4. L'isolement total de l'ouvrier
Quelle est la conséquence de cette pesanteur du système de l'usine ? L'ouvrier souffre. Mais cette souffrance donne lieu à une plainte inaudible : elle « ne parvient pas aux oreilles des hommes étrangers à cette condition ». Comment l'expliquer ? Ce n'est pas seulement le manque d'empathie ou d'intérêt. C'est que le système produit cet oubli, cette acceptation de la situation. L'ouvrier d'ailleurs n'analyse pas sa situation, le contexte conduisant sa pensée au minimum vital. Non pas que l'ouvrier soit stupide, mais il est conduit à faire taire sa pensée. Donc il ne peut plus développer une analyse de sa condition. Mais aussi, sans avoir vécu, dans son corps et son esprit, la diminution progressive de sa conscience et le rétrécissement de son âme, cette description paraît absurde, excessive, inaudible à celui qui l'entend. Ainsi, en un sens, le patron ne saurait comprendre le sort de l'ouvrier car il n'en partage pas les conditions. Cet isolement donne lieu à cette plainte inaudible et condensée dans une formule « il a trouvé le temps long ». Trouver le temps long évoque à un individu non ouvrier le simple phénomène de l'ennui, l'impatience de quitter une situation. Mais le temps long de l'ouvrier n'est pas qu'une situation, c'est sa condition. Le temps long de l'ouvrier est le temps où il doit disparaître, il doit devenir inconscient, sourd à soi et aux autres, se l'imposer pour pouvoir subvenir à ses besoins.
Conclusion
Dans cet extrait, Simone Weil a donc interrogé les effets que le système de l'usine a sur l'âme de l'ouvrier. En partant d'une analyse des mobiles, elle a pu décrire les effets nocifs de l'usine qui produit un déchirement de l'individu. Ce déchirement pourrait être synthétisé en deux aspects : il y a une pesanteur dans l'usine qui éteint la conscience et cette extinction de la conscience rend l'ouvrier sourd à sa noblesse, à lui-même, aux autres. C'est, en résumé, la condition ouvrière.

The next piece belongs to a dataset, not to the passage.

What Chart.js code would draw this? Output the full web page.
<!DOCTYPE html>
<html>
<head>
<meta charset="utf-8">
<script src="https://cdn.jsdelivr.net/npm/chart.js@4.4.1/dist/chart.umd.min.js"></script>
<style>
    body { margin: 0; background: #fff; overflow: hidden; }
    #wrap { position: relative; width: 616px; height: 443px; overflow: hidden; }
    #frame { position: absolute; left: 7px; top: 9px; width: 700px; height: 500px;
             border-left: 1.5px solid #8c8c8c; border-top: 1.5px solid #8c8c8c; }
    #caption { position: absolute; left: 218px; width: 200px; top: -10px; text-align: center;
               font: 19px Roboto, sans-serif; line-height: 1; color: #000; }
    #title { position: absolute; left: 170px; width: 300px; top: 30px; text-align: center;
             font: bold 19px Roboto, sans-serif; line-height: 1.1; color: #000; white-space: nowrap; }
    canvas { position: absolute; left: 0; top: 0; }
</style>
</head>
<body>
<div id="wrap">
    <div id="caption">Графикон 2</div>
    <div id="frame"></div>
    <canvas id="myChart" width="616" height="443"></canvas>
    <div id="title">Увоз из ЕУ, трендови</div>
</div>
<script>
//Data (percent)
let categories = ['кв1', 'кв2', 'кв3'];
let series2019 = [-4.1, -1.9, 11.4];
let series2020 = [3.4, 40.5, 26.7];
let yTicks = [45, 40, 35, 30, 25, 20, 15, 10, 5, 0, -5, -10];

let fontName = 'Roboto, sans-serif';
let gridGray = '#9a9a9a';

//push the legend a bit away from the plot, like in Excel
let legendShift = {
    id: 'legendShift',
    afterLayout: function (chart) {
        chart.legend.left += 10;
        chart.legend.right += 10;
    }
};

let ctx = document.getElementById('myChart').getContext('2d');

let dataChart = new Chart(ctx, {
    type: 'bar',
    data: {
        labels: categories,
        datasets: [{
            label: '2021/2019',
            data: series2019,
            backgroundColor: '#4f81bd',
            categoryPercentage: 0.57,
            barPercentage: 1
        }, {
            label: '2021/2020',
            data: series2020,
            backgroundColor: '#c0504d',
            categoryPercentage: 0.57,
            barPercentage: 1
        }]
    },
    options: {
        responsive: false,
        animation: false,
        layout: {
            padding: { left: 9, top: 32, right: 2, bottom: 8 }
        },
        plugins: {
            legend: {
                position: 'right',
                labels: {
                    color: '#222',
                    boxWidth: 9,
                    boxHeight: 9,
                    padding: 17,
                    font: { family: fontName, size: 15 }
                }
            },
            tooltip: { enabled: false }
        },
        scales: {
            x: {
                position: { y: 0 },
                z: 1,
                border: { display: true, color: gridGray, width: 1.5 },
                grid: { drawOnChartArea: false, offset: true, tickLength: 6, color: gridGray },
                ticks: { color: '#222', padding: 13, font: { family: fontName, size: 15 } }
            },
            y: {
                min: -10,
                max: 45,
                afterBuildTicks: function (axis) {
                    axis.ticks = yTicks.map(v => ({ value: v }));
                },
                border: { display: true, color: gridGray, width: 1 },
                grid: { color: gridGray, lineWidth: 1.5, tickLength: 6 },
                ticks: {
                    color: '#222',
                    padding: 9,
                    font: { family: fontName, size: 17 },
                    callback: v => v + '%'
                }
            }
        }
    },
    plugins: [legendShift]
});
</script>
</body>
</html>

Est-elle une fatalité ? On pourrait envisager une perspective sous-entendue dans cet extrait : par deux fois, Weil décrit cette pesanteur comme presque irrésistible. Peu t-être qu'à certaines conditions donc, et qui sont sûrement envisagées par ailleurs par l'autrice, l'ouvrier peut retrouver la noblesse du travail.

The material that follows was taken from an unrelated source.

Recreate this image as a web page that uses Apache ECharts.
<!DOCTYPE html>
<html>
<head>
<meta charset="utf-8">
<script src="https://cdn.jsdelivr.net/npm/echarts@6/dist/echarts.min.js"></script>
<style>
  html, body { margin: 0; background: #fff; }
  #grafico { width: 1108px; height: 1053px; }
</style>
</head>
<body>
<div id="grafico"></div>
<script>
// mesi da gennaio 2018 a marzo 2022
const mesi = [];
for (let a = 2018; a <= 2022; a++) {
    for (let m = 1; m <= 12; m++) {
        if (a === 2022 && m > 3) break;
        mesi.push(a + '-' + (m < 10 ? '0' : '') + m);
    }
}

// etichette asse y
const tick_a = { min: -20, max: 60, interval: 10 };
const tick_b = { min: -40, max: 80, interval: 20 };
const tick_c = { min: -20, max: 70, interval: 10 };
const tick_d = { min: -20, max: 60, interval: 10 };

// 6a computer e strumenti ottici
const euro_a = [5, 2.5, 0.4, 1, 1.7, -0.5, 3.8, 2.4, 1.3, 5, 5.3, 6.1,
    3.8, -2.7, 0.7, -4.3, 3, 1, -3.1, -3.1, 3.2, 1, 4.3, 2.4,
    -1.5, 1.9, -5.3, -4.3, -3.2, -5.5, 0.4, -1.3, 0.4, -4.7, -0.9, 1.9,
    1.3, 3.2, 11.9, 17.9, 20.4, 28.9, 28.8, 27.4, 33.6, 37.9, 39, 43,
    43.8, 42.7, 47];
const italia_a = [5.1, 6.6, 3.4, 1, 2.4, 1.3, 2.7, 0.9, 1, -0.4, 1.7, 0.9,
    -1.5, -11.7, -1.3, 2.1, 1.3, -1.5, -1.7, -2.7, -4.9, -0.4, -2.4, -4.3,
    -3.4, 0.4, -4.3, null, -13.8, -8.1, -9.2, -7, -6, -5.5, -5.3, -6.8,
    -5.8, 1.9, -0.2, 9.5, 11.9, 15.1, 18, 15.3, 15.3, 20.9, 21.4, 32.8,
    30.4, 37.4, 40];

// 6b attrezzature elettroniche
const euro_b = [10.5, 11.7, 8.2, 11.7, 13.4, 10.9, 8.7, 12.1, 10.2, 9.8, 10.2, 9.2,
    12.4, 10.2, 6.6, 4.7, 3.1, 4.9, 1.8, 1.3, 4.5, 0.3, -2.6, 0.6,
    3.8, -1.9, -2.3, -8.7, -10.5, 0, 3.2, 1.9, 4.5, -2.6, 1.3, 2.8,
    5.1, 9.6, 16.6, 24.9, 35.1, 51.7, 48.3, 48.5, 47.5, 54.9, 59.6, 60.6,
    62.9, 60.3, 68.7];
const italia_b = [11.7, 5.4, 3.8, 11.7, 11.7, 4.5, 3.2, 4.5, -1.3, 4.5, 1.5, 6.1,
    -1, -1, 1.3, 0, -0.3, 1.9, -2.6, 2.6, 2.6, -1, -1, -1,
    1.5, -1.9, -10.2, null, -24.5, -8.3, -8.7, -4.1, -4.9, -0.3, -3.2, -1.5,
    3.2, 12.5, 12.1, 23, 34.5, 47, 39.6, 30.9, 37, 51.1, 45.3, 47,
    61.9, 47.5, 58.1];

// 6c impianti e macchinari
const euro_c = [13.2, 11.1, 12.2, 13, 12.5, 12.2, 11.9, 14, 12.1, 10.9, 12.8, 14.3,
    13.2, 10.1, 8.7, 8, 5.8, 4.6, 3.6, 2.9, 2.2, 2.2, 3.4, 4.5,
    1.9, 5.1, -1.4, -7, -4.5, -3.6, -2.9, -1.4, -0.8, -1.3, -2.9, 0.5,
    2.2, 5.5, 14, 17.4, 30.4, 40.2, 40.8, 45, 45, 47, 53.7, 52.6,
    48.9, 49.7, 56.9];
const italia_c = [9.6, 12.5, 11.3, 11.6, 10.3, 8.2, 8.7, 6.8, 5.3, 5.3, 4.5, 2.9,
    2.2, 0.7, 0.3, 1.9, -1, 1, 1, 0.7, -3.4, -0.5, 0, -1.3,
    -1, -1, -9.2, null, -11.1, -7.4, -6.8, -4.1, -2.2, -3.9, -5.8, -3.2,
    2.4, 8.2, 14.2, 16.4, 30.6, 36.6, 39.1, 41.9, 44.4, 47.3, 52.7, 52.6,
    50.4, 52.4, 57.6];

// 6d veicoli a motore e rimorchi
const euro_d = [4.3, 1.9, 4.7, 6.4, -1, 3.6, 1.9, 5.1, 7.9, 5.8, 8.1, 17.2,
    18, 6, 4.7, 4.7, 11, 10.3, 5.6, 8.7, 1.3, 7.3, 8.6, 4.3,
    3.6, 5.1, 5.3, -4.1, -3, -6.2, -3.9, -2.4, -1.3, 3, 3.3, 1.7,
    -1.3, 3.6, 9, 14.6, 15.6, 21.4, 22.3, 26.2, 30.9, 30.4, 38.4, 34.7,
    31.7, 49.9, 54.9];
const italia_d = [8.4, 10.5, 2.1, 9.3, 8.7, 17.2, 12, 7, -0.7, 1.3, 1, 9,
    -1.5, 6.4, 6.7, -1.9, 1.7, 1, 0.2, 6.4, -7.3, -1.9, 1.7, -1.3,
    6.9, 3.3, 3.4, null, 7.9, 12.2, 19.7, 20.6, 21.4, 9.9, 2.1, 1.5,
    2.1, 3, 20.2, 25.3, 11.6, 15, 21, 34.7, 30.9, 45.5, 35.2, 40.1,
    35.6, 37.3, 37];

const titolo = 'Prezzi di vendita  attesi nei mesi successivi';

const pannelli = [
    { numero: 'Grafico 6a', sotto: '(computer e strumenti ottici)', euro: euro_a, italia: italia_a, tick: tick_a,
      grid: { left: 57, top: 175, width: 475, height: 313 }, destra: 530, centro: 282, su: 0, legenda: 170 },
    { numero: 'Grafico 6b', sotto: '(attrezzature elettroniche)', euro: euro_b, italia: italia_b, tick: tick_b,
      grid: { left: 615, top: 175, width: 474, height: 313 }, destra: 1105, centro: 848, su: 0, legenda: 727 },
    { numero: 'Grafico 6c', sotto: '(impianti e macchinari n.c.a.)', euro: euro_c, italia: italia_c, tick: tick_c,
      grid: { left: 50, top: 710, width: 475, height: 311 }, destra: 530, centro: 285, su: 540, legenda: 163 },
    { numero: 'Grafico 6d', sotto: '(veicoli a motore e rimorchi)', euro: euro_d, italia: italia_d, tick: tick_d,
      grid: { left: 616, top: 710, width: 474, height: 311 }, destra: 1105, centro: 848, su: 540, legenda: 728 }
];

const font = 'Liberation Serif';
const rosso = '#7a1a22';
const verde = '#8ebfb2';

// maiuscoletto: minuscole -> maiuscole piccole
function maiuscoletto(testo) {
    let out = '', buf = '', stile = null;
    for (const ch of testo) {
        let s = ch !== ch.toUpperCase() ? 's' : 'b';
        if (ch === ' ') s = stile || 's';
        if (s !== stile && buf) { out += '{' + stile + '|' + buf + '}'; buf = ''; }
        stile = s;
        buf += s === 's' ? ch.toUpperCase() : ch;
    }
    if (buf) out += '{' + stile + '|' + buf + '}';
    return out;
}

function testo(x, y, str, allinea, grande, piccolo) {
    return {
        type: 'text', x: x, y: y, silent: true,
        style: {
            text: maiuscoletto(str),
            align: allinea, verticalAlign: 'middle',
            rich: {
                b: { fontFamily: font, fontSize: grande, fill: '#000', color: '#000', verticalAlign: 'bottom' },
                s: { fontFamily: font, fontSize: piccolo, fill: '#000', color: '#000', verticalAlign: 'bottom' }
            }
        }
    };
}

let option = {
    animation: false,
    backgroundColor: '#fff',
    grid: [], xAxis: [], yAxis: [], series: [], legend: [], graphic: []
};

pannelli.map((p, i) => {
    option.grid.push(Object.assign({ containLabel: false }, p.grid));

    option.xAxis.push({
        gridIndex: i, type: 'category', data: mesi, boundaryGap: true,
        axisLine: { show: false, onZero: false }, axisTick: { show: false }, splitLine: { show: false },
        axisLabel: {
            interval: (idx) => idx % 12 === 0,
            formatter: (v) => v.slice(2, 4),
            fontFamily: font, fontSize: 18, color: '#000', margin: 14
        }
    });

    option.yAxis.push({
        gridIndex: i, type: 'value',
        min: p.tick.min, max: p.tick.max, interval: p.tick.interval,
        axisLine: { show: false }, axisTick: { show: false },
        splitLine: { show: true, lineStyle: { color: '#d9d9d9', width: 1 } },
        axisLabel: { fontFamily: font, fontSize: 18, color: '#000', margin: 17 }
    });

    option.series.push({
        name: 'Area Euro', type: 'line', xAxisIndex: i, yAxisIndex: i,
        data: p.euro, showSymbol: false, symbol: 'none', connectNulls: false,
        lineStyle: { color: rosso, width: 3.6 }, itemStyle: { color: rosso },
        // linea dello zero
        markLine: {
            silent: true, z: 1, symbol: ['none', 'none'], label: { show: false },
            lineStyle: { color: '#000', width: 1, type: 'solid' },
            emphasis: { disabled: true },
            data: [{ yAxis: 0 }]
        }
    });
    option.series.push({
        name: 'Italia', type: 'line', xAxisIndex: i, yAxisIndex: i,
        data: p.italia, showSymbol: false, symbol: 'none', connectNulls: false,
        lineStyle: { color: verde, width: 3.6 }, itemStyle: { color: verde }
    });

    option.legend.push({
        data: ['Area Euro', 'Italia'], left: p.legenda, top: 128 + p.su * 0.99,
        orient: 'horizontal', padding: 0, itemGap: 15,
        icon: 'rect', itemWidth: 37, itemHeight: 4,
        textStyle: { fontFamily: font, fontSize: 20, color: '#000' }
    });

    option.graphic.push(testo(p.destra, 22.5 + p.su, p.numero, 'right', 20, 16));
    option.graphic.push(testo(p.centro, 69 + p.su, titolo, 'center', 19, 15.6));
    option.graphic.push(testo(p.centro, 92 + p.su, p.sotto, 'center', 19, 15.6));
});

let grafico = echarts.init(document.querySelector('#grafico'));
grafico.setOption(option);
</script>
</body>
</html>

La conclusion rappelle le point de départ de la réflexion de l'auteur et la progression de son argumentation : elle doit noter les points importants que l'explication a fait apparaître. Si jamais il y a une ouverture, il vaut mieux s'appuyer sur une dimension sous-entendue du texte, ou envisagée par une autre perspective philosophique que de proposer une critique sans développement du propos.